2.2. Second Normal Form (2NF)
A database is in 2NF (2nd normal form) when:
- It is in 1st normal form, and
- All non-key attributes functionally depend on the entire key (no partial dependencies)
Example:
With primary key [EMPLOYEE CODE, PROJECT], the following partial dependencies violate 2NF:
| NON-PK ATTRIBUTE | DEPENDS ON | ENTIRE KEY? |
|---|---|---|
| EMPLOYEE | EMPLOYEE CODE only | No |
| LEVEL | EMPLOYEE CODE only | No |
| OFFICE | EMPLOYEE CODE only | No |
| ADDRESS | EMPLOYEE CODE only | No |
| CITY | EMPLOYEE CODE only | No |
| COUNTRY | EMPLOYEE CODE only | No |
| ZIP | EMPLOYEE CODE only | No |
| PROJECT MANAGER | PROJECT only | No |
| PROJECT ALLOCATION | EMPLOYEE CODE, PROJECT | Yes |
To reach 2NF, group each partial dependency into its own table:
EMPLOYEE — attributes that depend on EMPLOYEE CODE
| EMPLOYEE CODE | EMPLOYEE | LEVEL | OFFICE | ADDRESS | CITY | COUNTRY | ZIP |
|---|---|---|---|---|---|---|---|
| SJO01 | Sarah Johnson | MANAGER | TechCo Berlin | Friedrichstrasse, 8 | Berlin | Germany | 10117 |
| KSA01 | Kenji Sato | JUNIOR | TechCo Tokyo | 1 Marunouchi | Tokyo | Japan | 100-0005 |
| FAL01 | Fatima Al-Sayed | SENIOR | TechCo Dubai | Sheikh Zayed Rd, 33 | Dubai | UAE | 00000 |
| CME01 | Carlos Mendes | BA | TechCo Tokyo | 1 Marunouchi | Tokyo | Japan | 100-0005 |
PROJECT — attributes that depend on PROJECT
| PROJECT | PROJECT MANAGER |
|---|---|
| CloudMigration#1 | David Kim |
| CloudMigration#2 | David Kim |
| CloudMigration#3 | David Kim |
| Analytics | Maria Rossi |
| Analytics#1 | Maria Rossi |
| CoreInfra#1 | James Carter |
EMPLOYEE_PROJECT — preserves the many-to-many relationship; PROJECT ALLOCATION depends on the entire key [EMPLOYEE CODE, PROJECT]

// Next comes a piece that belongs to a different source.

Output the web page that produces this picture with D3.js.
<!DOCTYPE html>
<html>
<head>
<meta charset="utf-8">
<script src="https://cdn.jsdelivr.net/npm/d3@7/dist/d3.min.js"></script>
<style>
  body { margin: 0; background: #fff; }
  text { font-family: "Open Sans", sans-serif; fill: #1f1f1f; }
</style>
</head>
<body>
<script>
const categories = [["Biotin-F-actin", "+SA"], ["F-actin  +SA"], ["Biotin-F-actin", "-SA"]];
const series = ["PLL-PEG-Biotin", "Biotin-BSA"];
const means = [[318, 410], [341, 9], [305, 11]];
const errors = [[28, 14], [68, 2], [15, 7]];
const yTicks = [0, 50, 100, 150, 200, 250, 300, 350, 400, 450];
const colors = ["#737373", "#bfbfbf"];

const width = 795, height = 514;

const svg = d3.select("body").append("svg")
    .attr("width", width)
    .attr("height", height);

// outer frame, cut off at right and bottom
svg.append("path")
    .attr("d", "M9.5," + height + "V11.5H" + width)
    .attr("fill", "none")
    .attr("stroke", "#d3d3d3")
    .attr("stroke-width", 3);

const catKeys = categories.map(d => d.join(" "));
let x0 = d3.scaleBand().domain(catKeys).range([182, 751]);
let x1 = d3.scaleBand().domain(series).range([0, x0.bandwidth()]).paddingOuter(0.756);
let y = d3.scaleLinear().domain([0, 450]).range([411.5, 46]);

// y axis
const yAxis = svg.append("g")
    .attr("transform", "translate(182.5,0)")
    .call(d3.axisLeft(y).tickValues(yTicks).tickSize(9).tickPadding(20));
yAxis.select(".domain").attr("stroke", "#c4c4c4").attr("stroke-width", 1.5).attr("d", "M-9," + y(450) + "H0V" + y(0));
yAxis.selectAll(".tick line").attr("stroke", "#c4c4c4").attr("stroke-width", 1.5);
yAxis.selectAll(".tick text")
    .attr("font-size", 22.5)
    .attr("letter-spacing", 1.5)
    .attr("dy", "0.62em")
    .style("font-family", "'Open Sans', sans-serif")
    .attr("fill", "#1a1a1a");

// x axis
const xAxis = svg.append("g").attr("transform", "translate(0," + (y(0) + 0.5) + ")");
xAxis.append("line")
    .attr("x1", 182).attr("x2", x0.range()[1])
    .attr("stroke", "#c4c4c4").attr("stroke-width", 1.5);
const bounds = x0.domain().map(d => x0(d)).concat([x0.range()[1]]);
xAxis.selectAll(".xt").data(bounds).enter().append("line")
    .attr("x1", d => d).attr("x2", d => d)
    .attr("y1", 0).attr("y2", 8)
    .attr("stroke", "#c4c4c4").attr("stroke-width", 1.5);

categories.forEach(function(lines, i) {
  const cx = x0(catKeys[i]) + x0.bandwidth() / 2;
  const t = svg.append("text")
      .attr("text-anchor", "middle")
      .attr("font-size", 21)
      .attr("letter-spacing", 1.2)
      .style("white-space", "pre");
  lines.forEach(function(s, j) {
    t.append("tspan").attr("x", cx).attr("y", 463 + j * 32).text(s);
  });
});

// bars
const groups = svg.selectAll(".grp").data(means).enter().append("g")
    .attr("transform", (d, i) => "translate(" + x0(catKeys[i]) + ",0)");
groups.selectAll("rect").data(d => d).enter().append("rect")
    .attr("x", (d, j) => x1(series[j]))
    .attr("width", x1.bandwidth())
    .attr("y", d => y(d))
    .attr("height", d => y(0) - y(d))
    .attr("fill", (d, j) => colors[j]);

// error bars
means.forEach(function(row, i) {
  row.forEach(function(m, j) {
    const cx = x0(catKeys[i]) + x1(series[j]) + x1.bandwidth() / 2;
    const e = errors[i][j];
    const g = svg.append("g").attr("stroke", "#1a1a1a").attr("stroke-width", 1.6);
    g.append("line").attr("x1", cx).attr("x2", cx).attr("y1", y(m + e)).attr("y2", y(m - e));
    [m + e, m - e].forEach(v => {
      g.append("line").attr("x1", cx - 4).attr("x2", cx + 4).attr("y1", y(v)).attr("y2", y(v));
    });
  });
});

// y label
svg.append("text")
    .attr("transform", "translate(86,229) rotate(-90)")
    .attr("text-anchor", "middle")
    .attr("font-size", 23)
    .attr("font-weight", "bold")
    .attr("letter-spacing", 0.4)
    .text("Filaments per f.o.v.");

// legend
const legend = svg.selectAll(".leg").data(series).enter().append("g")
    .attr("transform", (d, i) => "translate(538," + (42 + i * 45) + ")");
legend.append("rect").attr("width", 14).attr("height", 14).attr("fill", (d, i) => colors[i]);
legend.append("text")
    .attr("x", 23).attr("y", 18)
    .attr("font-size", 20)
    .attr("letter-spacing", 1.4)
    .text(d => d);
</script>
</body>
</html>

| EMPLOYEE CODE | PROJECT | PROJECT ALLOCATION |
|---|---|---|
| SJO01 | CloudMigration#1 | 2 week/month |
| SJO01 | Analytics | 1 week/month |
| SJO01 | CoreInfra#1 | 1 week/month |
| KSA01 | CloudMigration#1 | 2 week/month |
| KSA01 | CloudMigration#2 | 2 week/month |
| FAL01 | CloudMigration#3 | 3 week/month |
| FAL01 | CoreInfra#1 | 1 week/month |
| CME01 | CloudMigration#2 | 3 week/month |
| CME01 | Analytics#1 | 1 week/month |
2.3. Third Normal Form (3NF)
A database is in 3NF (3rd normal form) if it is:
- In 2nd normal form, and
- All non-key attributes depend on the key only (no transitive dependencies)

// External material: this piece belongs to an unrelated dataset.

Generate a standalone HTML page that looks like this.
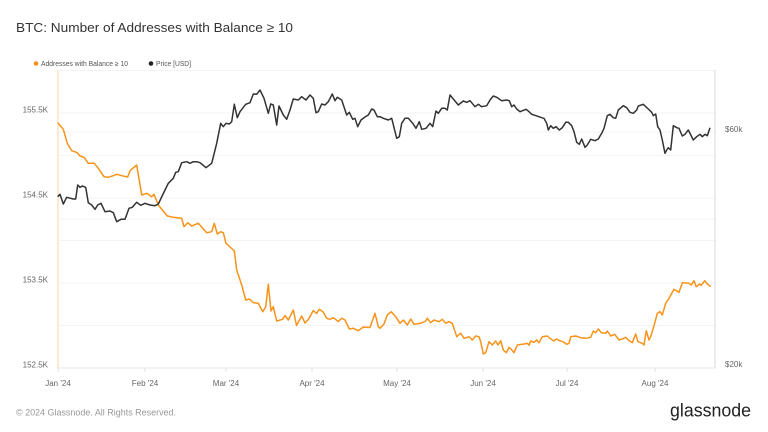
<!DOCTYPE html>
<html><head><meta charset="utf-8"><style>
html,body{margin:0;padding:0;background:#fff;}
svg{display:block;}
text{font-family:"Liberation Sans",sans-serif;}
</style></head><body>
<svg width="768" height="432" viewBox="0 0 768 432" xmlns="http://www.w3.org/2000/svg">
<rect width="768" height="432" fill="#fff"/>
<text x="16" y="32" font-size="13" fill="#333" textLength="277" lengthAdjust="spacingAndGlyphs">BTC: Number of Addresses with Balance ≥ 10</text>
<circle cx="36" cy="63.5" r="2.3" fill="#f7931a"/>
<text x="41" y="66" font-size="7" fill="#555" textLength="87" lengthAdjust="spacingAndGlyphs">Addresses with Balance ≥ 10</text>
<circle cx="151" cy="63.5" r="2.3" fill="#222"/>
<text x="156" y="66" font-size="7" fill="#555" textLength="35" lengthAdjust="spacingAndGlyphs">Price [USD]</text>
<g stroke="#f3f3f3" stroke-width="1">
<line x1="58" y1="70.5" x2="715" y2="70.5"/>
<line x1="58" y1="113" x2="715" y2="113"/>
<line x1="58" y1="155.5" x2="715" y2="155.5"/>
<line x1="58" y1="198" x2="715" y2="198"/>
<line x1="58" y1="240.5" x2="715" y2="240.5"/>
<line x1="58" y1="283" x2="715" y2="283"/>
<line x1="58" y1="325.5" x2="715" y2="325.5"/>
<line x1="58" y1="132" x2="715" y2="132"/>
<line x1="58" y1="219" x2="715" y2="219"/>
</g>
<line x1="58" y1="368" x2="715" y2="368" stroke="#e6e6e6" stroke-width="1"/>
<line x1="58" y1="70" x2="58" y2="368" stroke="#fde3c4" stroke-width="1.5"/>
<line x1="715" y1="70" x2="715" y2="368" stroke="#d8d8d8" stroke-width="1"/>
<g stroke="#e0e0e0" stroke-width="1">
<line x1="58" y1="368" x2="58" y2="372"/>
<line x1="145" y1="368" x2="145" y2="372"/>
<line x1="226" y1="368" x2="226" y2="372"/>
<line x1="312" y1="368" x2="312" y2="372"/>
<line x1="397" y1="368" x2="397" y2="372"/>
<line x1="483" y1="368" x2="483" y2="372"/>
<line x1="567" y1="368" x2="567" y2="372"/>
<line x1="655" y1="368" x2="655" y2="372"/>
</g>
<g font-size="8" fill="#666" text-anchor="end">
<text x="48" y="112.5">155.5K</text>
<text x="48" y="197.5">154.5K</text>
<text x="48" y="282.5">153.5K</text>
<text x="48" y="367.5">152.5K</text>
</g>
<g font-size="8" fill="#666">
<text x="725" y="132">$60k</text>
<text x="725" y="367">$20k</text>
</g>
<g font-size="8" fill="#666" text-anchor="middle">
<text x="58" y="386">Jan '24</text>
<text x="145" y="386">Feb '24</text>
<text x="226" y="386">Mar '24</text>
<text x="312" y="386">Apr '24</text>
<text x="397" y="386">May '24</text>
<text x="483" y="386">Jun '24</text>
<text x="567" y="386">Jul '24</text>
<text x="655" y="386">Aug '24</text>
</g>
<polyline fill="none" stroke="#f7931a" stroke-width="1.5" stroke-linejoin="round" points="57.7,122.7 63.3,129.3 67.3,143.3 71.7,150.7 77.3,152.7 80,156 84,157.3 88.3,163.3 94.3,163.3 98.3,168.3 104,176.7 108.3,177.3 113.3,175.7 116.7,174.3 121.7,175.7 127.7,177 130,170.7 136.7,165 141.7,195 146.7,193.3 151.7,196.7 154,194.3 158.3,205 167.3,216 173.3,217.3 181.7,218.3 184,226.7 187.7,222.7 191.7,226 198.3,223.3 206.7,232.7 211.7,231.7 214.3,223.3 217.3,234 220.7,231.7 223.3,232.7 226,243.3 233.3,250 234.3,250.7 236.7,270 241.7,285 245.7,300 249.3,299 253.3,302.7 258.3,303.3 262.7,311.7 265.7,306.7 268.3,284.3 271,311 273.3,306.7 276.7,321 282.7,319.3 285,315.5 288.3,320 293.3,310 296.5,325.5 301.7,316 305,323 308.3,319.5 313.3,310.5 316.5,313.5 319.3,309.3 323,311.7 326.7,318.3 330,319.3 333.3,317.7 338.3,321.5 341.7,318.3 345,320 349.3,329 353.3,328.3 358.3,330.7 363.3,327 370,327.5 375,313.3 378.3,326.7 380,328.3 384,324 387.3,315 391.3,311.7 395.7,316.7 400,323.3 403.3,320 407.3,325 410.7,319 414,324.3 420.7,323.3 425.7,321 427.3,318.3 430.7,322.7 434,320 439,321.7 442.3,319.3 445.7,323.3 449,321.7 452.3,323.3 456.7,336.7 460.7,333.3 464,338.3 469,336.7 472.3,340 475.7,336 479,336.7 480.7,341.7 483.3,354 485.7,352.7 489,341.7 492.3,345 495.7,341 498,345 500.7,340.7 503.3,350 506.3,352.7 509,347.3 511.3,349.3 514,352.7 517.3,345 524,344 527.3,343.3 529,345.3 530.7,341 534,342.3 536.7,340 539,342.7 542.3,336.7 547.3,336 550.7,339 554,341 556.3,339 559.7,340.7 563,341.7 566.7,344.3 569,343.3 570.7,336.7 575.7,336 580.7,337.7 585.7,338.3 590.7,337.3 593.3,331 595.7,332.7 598.3,329 601.3,332.7 605.7,333.3 607.3,331 610.7,336 614.7,334.3 619,340 622.3,339 625.7,337.3 628.3,340 632.3,342.7 635.7,334 638,341.7 642.3,343.3 644,345 646.3,330.7 649,340 650.7,336.7 654.7,323.3 657.3,313.3 660,311.7 662.3,315 665.7,303.3 669,298.3 674,289.3 679,292.3 682.3,282.7 689,283.3 691.3,285 694,280.7 696.3,286.7 699.7,284 701.3,285.3 704.7,280.7 707.3,284 710.7,286.7"/>
<polyline fill="none" stroke="#333" stroke-width="1.5" stroke-linejoin="round" points="57.7,196.7 60,194.3 63.3,204 66.7,197.3 73.3,199 75.7,199 77.7,185 80,187.3 82.3,186 85.7,187.3 88.3,202.7 91.7,205 95,209.3 97.7,205 101,203.3 105,211.7 110,211 113.3,212.7 116.7,221.7 121,219.3 125,219.3 129,208.3 132.3,207.3 136.7,202.3 140.7,205.3 145,203.3 150,205 155,205.7 158.3,204 165,190 168.3,183.3 173.3,178.3 175.7,172.3 178.3,171.7 181.7,162.7 186.7,161.7 190,163.3 193.3,161.7 196.7,161.7 200,162.7 206,167.7 211.7,163.3 216.7,143.3 220.7,123.3 223.3,126.7 226,123.3 229.3,124 231.7,121.7 234.3,104.3 237.3,117.7 240,111.7 245.7,104.3 250,102.7 253.3,94 256.7,94.3 260,90 264,98.3 268.3,113.3 270.7,104 273.3,105 276.7,125 279,106 283.3,115 286.7,119.3 290,110 293.3,99 298.3,100 301.7,96.7 306,100 310,95 313.3,98.3 316,112.7 318.3,111.7 321.7,104 325,105 328.3,101.7 332.3,94 335,100.7 337.3,97.3 341.7,100 346.7,115 349.3,112.3 352.7,119.3 355,118.3 357.7,126.7 361,120 365,117 368.3,115 371.7,109 374,110 377.3,116.7 380,116.7 383.3,118.3 388.3,120 391.7,118.3 396.7,138.3 399.3,136.7 401.7,123.3 405,118.3 408.3,118.3 412.7,123.3 416,128.3 419.3,121.7 421.7,129.3 426,128.3 430,123.3 432.7,126.7 436,111 438.3,113.3 441.7,108.3 445,108.3 447.3,110 450,95 453.3,99 458.3,105 463.3,101 466.7,102.3 470,100.7 475,106.7 478.3,104.3 481.7,106.7 486.7,105.7 490,100 493.3,96 496.7,97.3 501.7,100.7 506.7,100 509.3,100.7 511.7,106.7 514,105 516.7,109 520,111.7 526,109.3 528.3,111 531.7,114.3 536,115.7 541.7,117.7 544,118.3 546.7,123.3 548.3,130 550.7,125.7 553.3,128.3 556,126.7 559.3,130 562.3,127.7 565.7,122.3 568.3,122.3 571.7,125.7 574,131.7 576.7,142.3 579.3,144.3 581.7,139 585,147.3 587.3,145 590.7,139.3 595,140.7 598.3,139 601.7,133.3 604,128.3 607.3,115.7 610,114.3 613.3,117.7 615.7,118.3 618.3,110 623.3,105.7 626.7,107.7 630,112.3 633.3,113.3 636.7,110 638.3,106 643.3,104.3 648.3,109 651.7,112.3 653.3,115.7 655.7,114 657.7,126.7 660,130 662.3,140 665,153.3 666.7,150 668.3,147.7 670.7,150 673.3,125.7 676.7,127.7 679,128.3 682.3,136 685,134.3 688.3,130 693.3,140 696.7,136.7 700,134.3 702.3,136.7 705,134.3 707.3,135.7 710,127.7"/>
<text x="16" y="415.5" font-size="9" fill="#999" textLength="160" lengthAdjust="spacingAndGlyphs">© 2024 Glassnode. All Rights Reserved.</text>
<text x="670" y="416.5" font-size="18" fill="#222" textLength="81" lengthAdjust="spacingAndGlyphs">glassnode</text>
</svg>
</body></html>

There should be no non-key attribute that depends on another non-key attribute.
Example:
In the EMPLOYEE table, ADDRESS, CITY, COUNTRY, and ZIP do not depend directly on EMPLOYEE CODE — they depend on OFFICE, which itself depends on EMPLOYEE CODE. That is a transitive dependency: EMPLOYEE CODE → OFFICE → {ADDRESS, CITY, COUNTRY, ZIP}. Notice "TechCo Tokyo / 1 Marunouchi / Tokyo / Japan / 100-0005" repeats for both Kenji Sato and Carlos Mendes — redundancy.

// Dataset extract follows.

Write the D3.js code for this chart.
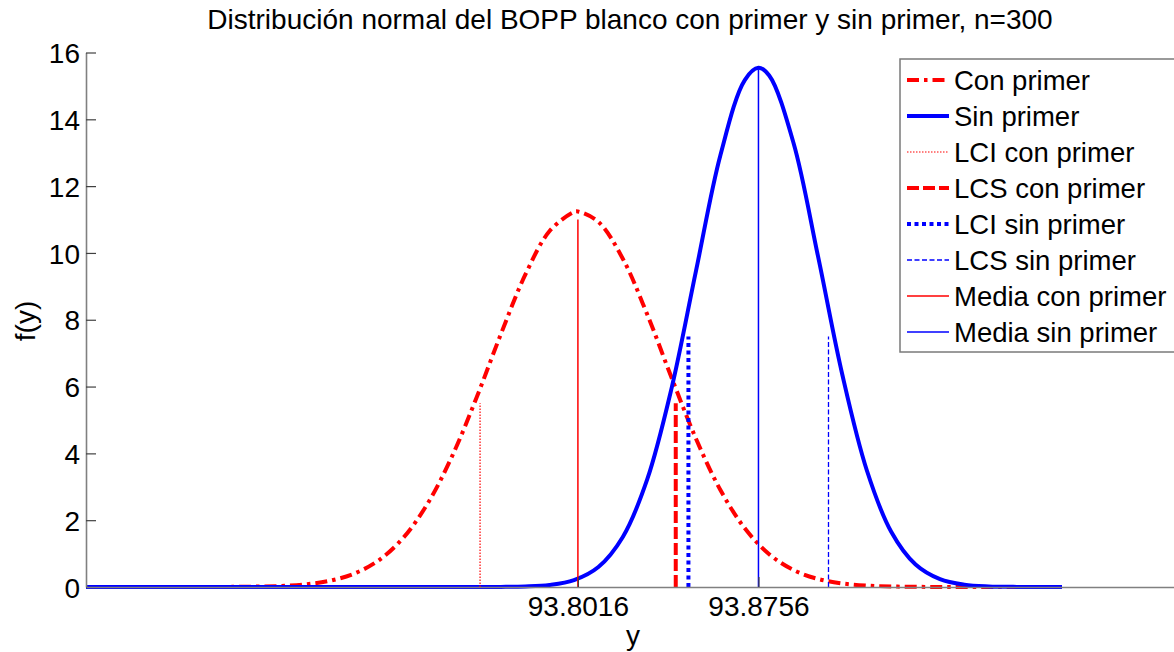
<!DOCTYPE html>
<html>
<head>
<meta charset="utf-8">
<script src="https://cdn.jsdelivr.net/npm/d3@7"></script>
<style>
  html, body { margin: 0; padding: 0; background: #fff; }
  svg { display: block; font-family: "Liberation Sans", Arial, sans-serif; }
</style>
</head>
<body>
<svg id="chart" width="1174" height="652"></svg>
<script>
// ---- Data ----
const titleText = "Distribución normal del BOPP blanco con primer y sin primer, n=300";
const xLabel = "y";
const yLabel = "f(y)";

const conX = [93.60, 93.61, 93.62, 93.63, 93.64, 93.65, 93.66, 93.67, 93.68, 93.69,
              93.70, 93.71, 93.72, 93.73, 93.74, 93.75, 93.76, 93.77, 93.78, 93.79,
              93.80, 93.8016, 93.81, 93.82, 93.83, 93.84, 93.85, 93.86, 93.87, 93.88,
              93.89, 93.90, 93.91, 93.92, 93.93, 93.94, 93.95, 93.96, 93.97, 93.98,
              93.99, 94.00];
const conY = [0, 0, 0.00002, 0.0001, 0.0004, 0.0012, 0.0039, 0.0117, 0.0318, 0.080,
              0.187, 0.403, 0.800, 1.470, 2.495, 3.908, 5.657, 7.563, 9.340, 10.655,
              11.229, 11.24, 10.930, 9.827, 8.162, 6.262, 4.438, 2.905, 1.757, 0.981,
              0.506, 0.241, 0.106, 0.0431, 0.0162, 0.0056, 0.0018, 0.0005, 0.0001, 0,
              0, 0];

const sinX = [93.60, 93.61, 93.62, 93.63, 93.64, 93.65, 93.66, 93.67, 93.68, 93.69,
              93.70, 93.71, 93.72, 93.73, 93.74, 93.75, 93.76, 93.77, 93.78, 93.79,
              93.80, 93.81, 93.82, 93.83, 93.84, 93.85, 93.86, 93.87, 93.8756, 93.88,
              93.89, 93.90, 93.91, 93.92, 93.93, 93.94, 93.95, 93.96, 93.97, 93.98,
              93.99, 94.00];
const sinY = [0, 0, 0, 0, 0, 0, 0, 0, 0, 0,
              0, 0, 0, 0, 0.00001, 0.0001, 0.0006, 0.0034, 0.0154, 0.0606,
              0.2054, 0.598, 1.497, 3.220, 5.953, 9.463, 12.926, 15.175, 15.54, 15.313,
              13.282, 9.902, 6.345, 3.495, 1.654, 0.673, 0.235, 0.0707, 0.0183, 0.0041,
              0.0008, 0.0001];

// vertical reference lines: confidence limits and means
const refNames = ["LCI con primer", "LCS con primer", "LCI sin primer", "LCS sin primer", "Media con primer", "Media sin primer"];
const refX = [93.7615, 93.8417, 93.8469, 93.9043, 93.8016, 93.8756];
const refH = [5.5, 5.5, 7.5, 7.5, 11, 15.5];

const xTicks = [93.8016, 93.8756];
const yTicks = [0, 2, 4, 6, 8, 10, 12, 14, 16];
const xDomain = [93.6, 94.05];
const yDomain = [0, 16];

const legendNames = ["Con primer", "Sin primer", "LCI con primer", "LCS con primer", "LCI sin primer", "LCS sin primer", "Media con primer", "Media sin primer"];

// ---- Styles ----
const RED = "#ff0000", BLUE = "#0000ff";
const styles = {
  "Con primer":       { color: RED,  width: 4,   dash: "12,5,3.5,5" },
  "Sin primer":       { color: BLUE, width: 4,   dash: null },
  "LCI con primer":   { color: RED,  width: 1.2, dash: "1.5,1.5" },
  "LCS con primer":   { color: RED,  width: 4,   dash: "12,4" },
  "LCI sin primer":   { color: BLUE, width: 4,   dash: "4,3.5" },
  "LCS sin primer":   { color: BLUE, width: 1.3, dash: "5,2.5" },
  "Media con primer": { color: RED,  width: 1.5, dash: null },
  "Media sin primer": { color: BLUE, width: 1.5, dash: null }
};

const svg = d3.select("#chart");
const x = d3.scaleLinear().domain(xDomain).range([86, 1184]);
const y = d3.scaleLinear().domain(yDomain).range([587, 52.5]);

const plot = svg.append("g");

function applyStyle(sel, name) {
  const s = styles[name];
  sel.attr("stroke", s.color).attr("stroke-width", s.width).attr("fill", "none");
  if (s.dash) sel.attr("stroke-dasharray", s.dash);
  return sel;
}

const line = d3.line()
  .x(d => x(d[0])).y(d => y(d[1]))
  .curve(d3.curveCatmullRom.alpha(0.5));

const conData = conX.map((v, i) => [v, conY[i]]);
const sinData = sinX.map((v, i) => [v, sinY[i]]);

applyStyle(plot.append("path").datum(conData).attr("d", line), "Con primer");
applyStyle(plot.append("path").datum(sinData).attr("d", line), "Sin primer");

refNames.forEach((name, i) => {
  applyStyle(plot.append("line")
    .attr("x1", x(refX[i])).attr("x2", x(refX[i]))
    .attr("y1", y(0)).attr("y2", y(refH[i])), name);
});

// ---- Axes ----
const axisColor = "#808080";
const fontSize = 28;

const yAxis = svg.append("g")
  .attr("transform", `translate(${x(xDomain[0])},0)`)
  .call(d3.axisLeft(y).tickValues(yTicks).tickSizeInner(-10).tickSizeOuter(0).tickPadding(6).tickFormat(d3.format("d")));
const xAxis = svg.append("g")
  .attr("transform", `translate(0,${y(0)})`)
  .call(d3.axisBottom(x).tickValues(xTicks).tickSizeInner(-10).tickSizeOuter(0).tickPadding(9).tickFormat(d3.format(".4f")));

[xAxis, yAxis].forEach(ax => {
  ax.select(".domain").attr("stroke", axisColor).attr("stroke-width", 1.6);
  ax.selectAll(".tick line").attr("stroke", "#404040").attr("stroke-width", 1.2);
  ax.selectAll(".tick text")
    .attr("fill", "#000")
    .style("font-family", '"Liberation Sans", Arial, sans-serif')
    .style("font-size", fontSize + "px");
});
yAxis.selectAll(".tick text").attr("dy", "0.36em");

// axis labels and title
svg.append("text")
  .attr("x", 630).attr("y", 29)
  .attr("text-anchor", "middle")
  .style("font-size", "28px")
  .text(titleText);

svg.append("text")
  .attr("x", 633).attr("y", 645)
  .attr("text-anchor", "middle")
  .style("font-size", fontSize + "px")
  .text(xLabel);

svg.append("text")
  .attr("transform", "translate(35,321) rotate(-90)")
  .attr("text-anchor", "middle")
  .style("font-size", fontSize + "px")
  .text(yLabel);

// ---- Legend ----
const legend = svg.append("g");
legend.append("rect")
  .attr("x", 900).attr("y", 59).attr("width", 320).attr("height", 293)
  .attr("fill", "#fff").attr("stroke", "#7a7a7a").attr("stroke-width", 1.5);

legendNames.forEach((name, i) => {
  const cy = 80 + i * 36;
  applyStyle(legend.append("line")
    .attr("x1", 907).attr("x2", 949).attr("y1", cy).attr("y2", cy), name);
  legend.append("text")
    .attr("x", 954).attr("y", cy)
    .attr("dy", "0.36em")
    .style("font-size", "27.5px")
    .attr("fill", "#000")
    .text(name);
});
</script>
</body>
</html>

To reach 3NF, move the office location attributes into a dedicated OFFICE table:
EMPLOYEE
| EMPLOYEE CODE | EMPLOYEE | LEVEL | OFFICE |
|---|---|---|---|
| SJO01 | Sarah Johnson | MANAGER | TechCo Berlin |
| KSA01 | Kenji Sato | JUNIOR | TechCo Tokyo |
| FAL01 | Fatima Al-Sayed | SENIOR | TechCo Dubai |
| CME01 | Carlos Mendes | BA | TechCo Tokyo |
OFFICE
| OFFICE | ADDRESS | CITY | COUNTRY | ZIP |
|---|---|---|---|---|
| TechCo Berlin | Friedrichstrasse, 8 | Berlin | Germany | 10117 |
| TechCo Tokyo | 1 Marunouchi | Tokyo | Japan | 100-0005 |
| TechCo Dubai | Sheikh Zayed Rd, 33 | Dubai | UAE | 00000 |
PROJECT and EMPLOYEE_PROJECT remain unchanged from 2NF. The database is now in 3NF.